MRS. GEORGE F. BOOKER
Washington, D. C.
Sirs:
Let the "pedoggies" form a club and quiz each other all about the news or anything else that occurs to them, but don't let them influence TIME to assume the role of schoolmaster to its reading public. . . .
TRUEMAN E. O'QuiNN
Austin, Tex.
A preponderance of opinion thus far expressed is in favor of the Quiz. Do more readers oppose? More favor?--ED.
Baptist's Death
Sirs:
In your magazine, under date of Dec. 18,
on p. 20 under general topic Religion sub-topic
Drowned Baptist" you made statements so
highly colored that the article fails to bear any
semblance of the truth, aside from the fact that
Rev. Brookshire died. . . .
We, the undersigned, deacons and trustees of the First Baptist Church at Easton, Md. enclose a true statement of the tragedy using your own form and phrasing, as far as it adheres to the truth, and urging that it be given exactly the same prominence in your magazine as the one referred to and which we consider irreverent to the sacred rite of baptism.

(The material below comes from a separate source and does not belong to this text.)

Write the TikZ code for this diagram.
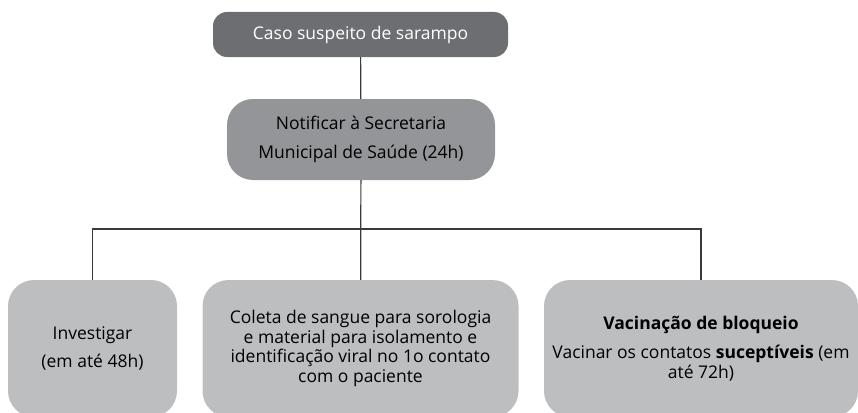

WM. E. BARTLETT E. S. MARTIN L. P. MARVEL Deacons RALPH F. Trustees LR. H. MARVEL LIKIN ROLAND MULLIKIN LEVI E. REEVER JOHN E. SATCHELL C. ARTHUR PERRY M. EARLE STAFFORD A. G. SMITH JOHN F. CHAPLAIN FRANK E. COLLINS T. J. SLAUGHTER
Easton, Md.
The Deacons' & Trustees' statement:
BAPTIST MINISTER DIES OF HEART TROUBLE AND FALLS INTO BAPTISMAL POOL.
Into the First Baptist Church at Easton, Maryland, on December 3rd, 1933 crowded 306 people or more for the final service of Rev. Ray Lakin's two week evangelistic campaign.
After Rev. Lakin's message of the evening, C. Thomas Brookshire, D. D. pastor of the Church, retired to make ready for the baptismal service which he was to conduct. When he stepped into the pool he offered a most impressive dedicatory prayer and one at a time baptised two young ladies, the first retiring before the second came. The third candidate was James E. Dean, an electrical contractor of Easton, and just as Pastor Brookshire reached up his right hand to assist Dean into the pool, he fell back into the water, dead. Dean reached into the water for him, got him up on the pulpit where every effort was made to revive him, the Rescue Crew of the Fire Department and Dr. P. E. Cox having been summoned immediately.
C. Thomas Brookshire, D. D. was pronounced dead of a heart attack and no indications of drowning. The Rev. Brookshire is survived by his widow Catherine Main Brookshire and one son John Decker Brookshire.